# DATA RECORDS start

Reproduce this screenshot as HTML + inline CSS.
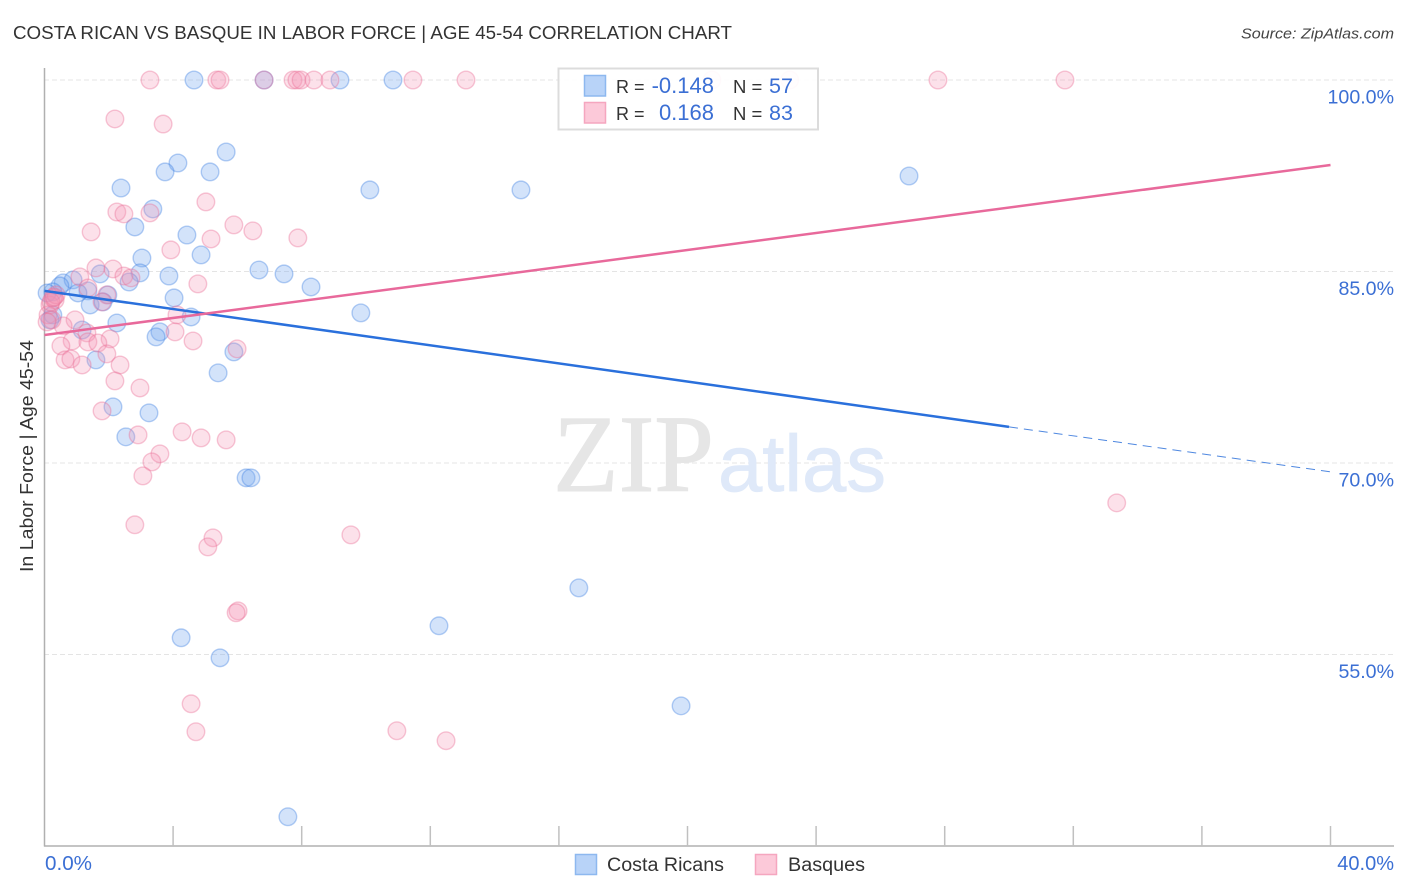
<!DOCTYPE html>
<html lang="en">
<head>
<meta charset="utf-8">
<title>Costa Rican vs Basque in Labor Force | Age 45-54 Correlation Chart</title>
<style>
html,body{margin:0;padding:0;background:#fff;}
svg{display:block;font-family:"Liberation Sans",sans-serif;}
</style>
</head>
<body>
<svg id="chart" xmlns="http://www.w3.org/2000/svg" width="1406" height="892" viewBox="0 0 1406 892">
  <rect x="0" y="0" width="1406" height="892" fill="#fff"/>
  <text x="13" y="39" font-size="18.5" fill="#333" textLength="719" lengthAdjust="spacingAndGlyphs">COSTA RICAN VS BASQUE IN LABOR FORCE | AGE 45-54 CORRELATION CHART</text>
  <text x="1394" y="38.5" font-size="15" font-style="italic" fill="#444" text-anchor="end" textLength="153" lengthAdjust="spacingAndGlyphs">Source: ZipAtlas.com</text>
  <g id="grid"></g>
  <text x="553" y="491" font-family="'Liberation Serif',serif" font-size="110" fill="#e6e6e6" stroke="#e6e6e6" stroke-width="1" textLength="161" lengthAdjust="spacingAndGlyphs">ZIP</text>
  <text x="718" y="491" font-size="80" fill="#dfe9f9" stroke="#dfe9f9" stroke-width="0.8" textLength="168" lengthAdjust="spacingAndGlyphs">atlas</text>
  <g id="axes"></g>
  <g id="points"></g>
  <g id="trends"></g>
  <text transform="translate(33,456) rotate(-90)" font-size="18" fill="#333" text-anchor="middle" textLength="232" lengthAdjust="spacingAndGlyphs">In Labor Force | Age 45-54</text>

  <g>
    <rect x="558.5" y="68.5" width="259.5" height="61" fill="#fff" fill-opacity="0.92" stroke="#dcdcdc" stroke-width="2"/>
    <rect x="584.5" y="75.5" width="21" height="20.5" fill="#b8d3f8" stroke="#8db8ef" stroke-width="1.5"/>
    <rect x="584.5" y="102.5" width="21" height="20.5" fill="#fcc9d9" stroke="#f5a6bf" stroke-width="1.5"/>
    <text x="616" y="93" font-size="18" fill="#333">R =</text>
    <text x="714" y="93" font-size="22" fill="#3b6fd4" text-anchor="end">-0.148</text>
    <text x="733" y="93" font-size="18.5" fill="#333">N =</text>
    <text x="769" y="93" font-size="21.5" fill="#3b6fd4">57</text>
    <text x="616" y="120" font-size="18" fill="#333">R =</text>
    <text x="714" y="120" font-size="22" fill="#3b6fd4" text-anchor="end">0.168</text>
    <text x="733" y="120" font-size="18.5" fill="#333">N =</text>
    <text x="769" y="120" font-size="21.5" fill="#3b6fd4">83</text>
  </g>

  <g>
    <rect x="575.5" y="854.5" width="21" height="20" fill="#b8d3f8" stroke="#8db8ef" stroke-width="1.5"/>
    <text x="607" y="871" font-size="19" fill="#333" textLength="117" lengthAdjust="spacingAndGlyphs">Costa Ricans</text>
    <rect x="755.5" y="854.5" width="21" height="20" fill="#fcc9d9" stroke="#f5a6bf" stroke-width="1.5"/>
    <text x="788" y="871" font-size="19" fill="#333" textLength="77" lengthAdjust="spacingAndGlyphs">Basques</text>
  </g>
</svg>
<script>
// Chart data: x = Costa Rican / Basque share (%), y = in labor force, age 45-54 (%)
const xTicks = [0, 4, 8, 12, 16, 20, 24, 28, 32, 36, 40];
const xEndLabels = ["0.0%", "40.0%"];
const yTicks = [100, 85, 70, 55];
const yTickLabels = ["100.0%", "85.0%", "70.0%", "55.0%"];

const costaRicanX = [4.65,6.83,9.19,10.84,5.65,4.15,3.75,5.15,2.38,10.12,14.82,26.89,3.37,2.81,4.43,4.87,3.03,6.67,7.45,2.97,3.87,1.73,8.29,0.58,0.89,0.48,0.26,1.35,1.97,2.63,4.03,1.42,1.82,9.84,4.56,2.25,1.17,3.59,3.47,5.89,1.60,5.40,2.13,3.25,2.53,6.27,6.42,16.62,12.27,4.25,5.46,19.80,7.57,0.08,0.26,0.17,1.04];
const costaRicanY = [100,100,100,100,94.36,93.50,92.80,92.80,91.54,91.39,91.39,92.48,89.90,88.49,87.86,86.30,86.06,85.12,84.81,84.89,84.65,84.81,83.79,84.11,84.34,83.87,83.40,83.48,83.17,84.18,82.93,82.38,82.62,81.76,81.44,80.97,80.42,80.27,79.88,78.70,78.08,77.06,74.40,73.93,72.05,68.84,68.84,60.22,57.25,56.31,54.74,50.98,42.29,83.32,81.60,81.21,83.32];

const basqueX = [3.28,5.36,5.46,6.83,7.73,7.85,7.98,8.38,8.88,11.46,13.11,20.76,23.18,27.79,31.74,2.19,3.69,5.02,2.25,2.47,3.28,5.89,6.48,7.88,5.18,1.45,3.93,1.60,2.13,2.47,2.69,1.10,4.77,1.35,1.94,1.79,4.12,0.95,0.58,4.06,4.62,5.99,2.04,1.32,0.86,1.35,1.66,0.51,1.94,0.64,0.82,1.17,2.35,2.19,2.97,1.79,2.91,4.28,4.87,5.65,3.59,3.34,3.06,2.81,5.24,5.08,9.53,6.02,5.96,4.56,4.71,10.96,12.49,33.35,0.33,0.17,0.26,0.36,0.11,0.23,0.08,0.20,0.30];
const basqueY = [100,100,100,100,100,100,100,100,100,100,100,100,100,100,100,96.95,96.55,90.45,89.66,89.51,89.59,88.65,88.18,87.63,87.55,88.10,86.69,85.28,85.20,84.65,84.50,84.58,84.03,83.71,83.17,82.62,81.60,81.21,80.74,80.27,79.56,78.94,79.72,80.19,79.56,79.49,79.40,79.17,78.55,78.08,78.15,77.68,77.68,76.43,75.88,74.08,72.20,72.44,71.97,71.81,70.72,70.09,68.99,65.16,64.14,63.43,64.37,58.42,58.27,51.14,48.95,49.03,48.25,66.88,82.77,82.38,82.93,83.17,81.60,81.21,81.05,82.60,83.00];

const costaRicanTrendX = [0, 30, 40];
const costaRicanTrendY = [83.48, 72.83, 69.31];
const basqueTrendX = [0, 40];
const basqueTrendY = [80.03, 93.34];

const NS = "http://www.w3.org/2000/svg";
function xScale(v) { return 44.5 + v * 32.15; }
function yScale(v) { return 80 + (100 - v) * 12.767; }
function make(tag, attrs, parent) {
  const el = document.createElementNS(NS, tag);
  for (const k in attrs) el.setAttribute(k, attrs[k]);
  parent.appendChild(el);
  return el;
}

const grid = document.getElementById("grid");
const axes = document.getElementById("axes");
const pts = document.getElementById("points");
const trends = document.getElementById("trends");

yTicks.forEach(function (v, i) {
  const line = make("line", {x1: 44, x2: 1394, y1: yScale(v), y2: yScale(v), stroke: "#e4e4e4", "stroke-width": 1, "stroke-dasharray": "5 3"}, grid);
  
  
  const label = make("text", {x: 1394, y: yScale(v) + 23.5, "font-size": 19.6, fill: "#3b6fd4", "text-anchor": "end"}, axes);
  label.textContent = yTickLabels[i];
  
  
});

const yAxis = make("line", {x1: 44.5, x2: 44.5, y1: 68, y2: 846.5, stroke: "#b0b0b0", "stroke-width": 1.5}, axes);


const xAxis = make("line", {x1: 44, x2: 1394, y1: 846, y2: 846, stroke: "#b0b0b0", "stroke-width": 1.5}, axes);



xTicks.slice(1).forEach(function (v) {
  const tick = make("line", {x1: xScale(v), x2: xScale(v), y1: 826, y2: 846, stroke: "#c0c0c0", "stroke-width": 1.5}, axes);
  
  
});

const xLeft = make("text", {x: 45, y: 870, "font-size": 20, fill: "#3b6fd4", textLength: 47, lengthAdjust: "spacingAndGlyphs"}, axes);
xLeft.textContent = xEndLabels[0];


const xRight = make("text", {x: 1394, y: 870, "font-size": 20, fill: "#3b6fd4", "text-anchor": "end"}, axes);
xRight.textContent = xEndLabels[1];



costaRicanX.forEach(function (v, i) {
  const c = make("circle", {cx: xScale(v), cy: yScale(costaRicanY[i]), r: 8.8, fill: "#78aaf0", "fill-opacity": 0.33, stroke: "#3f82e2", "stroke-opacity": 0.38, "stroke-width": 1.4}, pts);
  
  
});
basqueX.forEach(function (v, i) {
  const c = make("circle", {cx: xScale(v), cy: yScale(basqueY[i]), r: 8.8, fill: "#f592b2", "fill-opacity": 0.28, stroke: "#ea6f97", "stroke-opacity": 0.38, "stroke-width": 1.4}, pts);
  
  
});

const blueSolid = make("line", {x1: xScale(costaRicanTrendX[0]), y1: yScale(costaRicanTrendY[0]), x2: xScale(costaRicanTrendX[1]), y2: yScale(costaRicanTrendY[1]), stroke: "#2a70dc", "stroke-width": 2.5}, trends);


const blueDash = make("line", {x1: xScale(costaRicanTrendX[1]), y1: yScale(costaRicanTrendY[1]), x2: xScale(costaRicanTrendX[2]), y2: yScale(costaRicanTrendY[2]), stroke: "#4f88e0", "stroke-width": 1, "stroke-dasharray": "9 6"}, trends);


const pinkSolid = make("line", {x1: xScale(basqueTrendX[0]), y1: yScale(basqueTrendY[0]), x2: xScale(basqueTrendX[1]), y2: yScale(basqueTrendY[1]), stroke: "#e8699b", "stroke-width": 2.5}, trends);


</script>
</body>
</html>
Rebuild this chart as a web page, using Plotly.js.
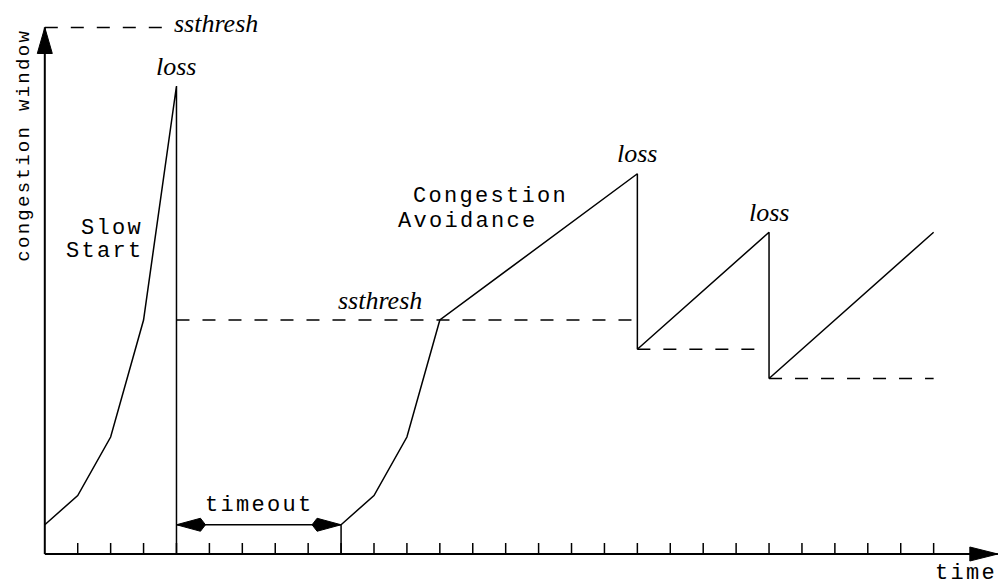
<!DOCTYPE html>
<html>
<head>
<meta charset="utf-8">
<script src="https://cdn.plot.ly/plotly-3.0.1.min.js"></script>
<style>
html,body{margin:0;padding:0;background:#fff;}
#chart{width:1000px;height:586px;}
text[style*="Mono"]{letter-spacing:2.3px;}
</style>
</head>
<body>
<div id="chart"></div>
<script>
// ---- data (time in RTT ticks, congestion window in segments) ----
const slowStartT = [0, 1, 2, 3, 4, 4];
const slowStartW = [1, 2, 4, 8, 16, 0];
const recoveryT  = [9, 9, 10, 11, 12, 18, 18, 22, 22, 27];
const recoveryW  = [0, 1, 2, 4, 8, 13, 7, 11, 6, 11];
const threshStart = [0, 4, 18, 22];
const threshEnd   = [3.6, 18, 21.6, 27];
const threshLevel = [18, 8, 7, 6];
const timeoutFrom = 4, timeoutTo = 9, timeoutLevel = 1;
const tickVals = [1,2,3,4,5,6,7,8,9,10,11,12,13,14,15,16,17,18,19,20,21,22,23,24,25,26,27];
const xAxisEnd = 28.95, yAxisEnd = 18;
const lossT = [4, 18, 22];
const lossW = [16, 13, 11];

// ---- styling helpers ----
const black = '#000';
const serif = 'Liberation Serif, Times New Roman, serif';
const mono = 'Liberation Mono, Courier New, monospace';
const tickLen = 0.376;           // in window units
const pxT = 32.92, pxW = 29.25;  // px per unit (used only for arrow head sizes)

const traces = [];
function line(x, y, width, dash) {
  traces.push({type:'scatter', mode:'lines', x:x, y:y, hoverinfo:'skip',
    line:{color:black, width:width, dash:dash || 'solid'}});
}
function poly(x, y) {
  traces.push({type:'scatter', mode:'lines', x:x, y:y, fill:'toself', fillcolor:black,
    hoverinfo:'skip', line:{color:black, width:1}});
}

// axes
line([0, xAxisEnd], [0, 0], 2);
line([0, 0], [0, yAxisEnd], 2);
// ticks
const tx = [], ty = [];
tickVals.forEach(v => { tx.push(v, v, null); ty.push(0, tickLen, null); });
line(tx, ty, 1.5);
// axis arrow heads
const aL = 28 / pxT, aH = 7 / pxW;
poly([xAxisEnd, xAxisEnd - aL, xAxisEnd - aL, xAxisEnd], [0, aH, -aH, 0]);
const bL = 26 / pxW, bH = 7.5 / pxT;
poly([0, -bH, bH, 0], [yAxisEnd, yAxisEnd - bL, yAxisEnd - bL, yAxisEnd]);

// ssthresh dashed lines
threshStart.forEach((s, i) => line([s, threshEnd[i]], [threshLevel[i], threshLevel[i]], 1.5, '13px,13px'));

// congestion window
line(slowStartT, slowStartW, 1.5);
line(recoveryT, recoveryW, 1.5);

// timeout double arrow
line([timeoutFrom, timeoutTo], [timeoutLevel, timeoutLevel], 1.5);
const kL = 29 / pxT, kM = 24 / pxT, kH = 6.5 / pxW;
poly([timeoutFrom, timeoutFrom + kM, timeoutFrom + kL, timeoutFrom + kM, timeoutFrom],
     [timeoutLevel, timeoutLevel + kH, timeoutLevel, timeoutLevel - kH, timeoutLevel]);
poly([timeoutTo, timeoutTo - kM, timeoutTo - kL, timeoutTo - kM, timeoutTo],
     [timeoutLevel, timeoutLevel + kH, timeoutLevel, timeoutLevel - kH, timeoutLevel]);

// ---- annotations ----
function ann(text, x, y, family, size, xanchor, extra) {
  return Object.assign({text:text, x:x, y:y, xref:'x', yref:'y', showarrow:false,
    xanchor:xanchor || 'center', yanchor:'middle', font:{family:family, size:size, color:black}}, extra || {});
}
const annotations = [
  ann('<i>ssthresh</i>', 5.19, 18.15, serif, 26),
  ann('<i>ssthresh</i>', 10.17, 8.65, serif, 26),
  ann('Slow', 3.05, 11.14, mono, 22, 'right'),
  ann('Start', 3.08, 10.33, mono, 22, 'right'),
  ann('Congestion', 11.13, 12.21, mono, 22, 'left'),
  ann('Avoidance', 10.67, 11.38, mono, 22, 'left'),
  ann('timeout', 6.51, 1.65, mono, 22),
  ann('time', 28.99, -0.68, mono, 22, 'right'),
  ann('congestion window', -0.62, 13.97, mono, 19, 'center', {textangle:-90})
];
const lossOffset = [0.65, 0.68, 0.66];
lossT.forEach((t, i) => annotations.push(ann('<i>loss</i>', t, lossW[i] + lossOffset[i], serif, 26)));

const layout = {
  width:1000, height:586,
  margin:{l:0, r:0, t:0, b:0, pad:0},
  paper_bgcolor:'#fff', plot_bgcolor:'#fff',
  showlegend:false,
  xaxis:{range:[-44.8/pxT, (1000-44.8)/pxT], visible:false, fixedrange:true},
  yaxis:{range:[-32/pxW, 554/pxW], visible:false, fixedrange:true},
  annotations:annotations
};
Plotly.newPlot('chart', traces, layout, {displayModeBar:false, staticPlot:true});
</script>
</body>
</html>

# DATA RECORDS end

● WORK TO DO
Starting at the top of the listing above, please restate word for word each line up to and including the one that holds "Force | Age 45-54</text>", omitting every image.

● EXERCISE RESULT
Reproduce this screenshot as HTML + inline CSS.
<!DOCTYPE html>
<html lang="en">
<head>
<meta charset="utf-8">
<title>Costa Rican vs Basque in Labor Force | Age 45-54 Correlation Chart</title>
<style>
html,body{margin:0;padding:0;background:#fff;}
svg{display:block;font-family:"Liberation Sans",sans-serif;}
</style>
</head>
<body>
<svg id="chart" xmlns="http://www.w3.org/2000/svg" width="1406" height="892" viewBox="0 0 1406 892">
  <rect x="0" y="0" width="1406" height="892" fill="#fff"/>
  <text x="13" y="39" font-size="18.5" fill="#333" textLength="719" lengthAdjust="spacingAndGlyphs">COSTA RICAN VS BASQUE IN LABOR FORCE | AGE 45-54 CORRELATION CHART</text>
  <text x="1394" y="38.5" font-size="15" font-style="italic" fill="#444" text-anchor="end" textLength="153" lengthAdjust="spacingAndGlyphs">Source: ZipAtlas.com</text>
  <g id="grid"></g>
  <text x="553" y="491" font-family="'Liberation Serif',serif" font-size="110" fill="#e6e6e6" stroke="#e6e6e6" stroke-width="1" textLength="161" lengthAdjust="spacingAndGlyphs">ZIP</text>
  <text x="718" y="491" font-size="80" fill="#dfe9f9" stroke="#dfe9f9" stroke-width="0.8" textLength="168" lengthAdjust="spacingAndGlyphs">atlas</text>
  <g id="axes"></g>
  <g id="points"></g>
  <g id="trends"></g>
  <text transform="translate(33,456) rotate(-90)" font-size="18" fill="#333" text-anchor="middle" textLength="232" lengthAdjust="spacingAndGlyphs">In Labor Force | Age 45-54</text>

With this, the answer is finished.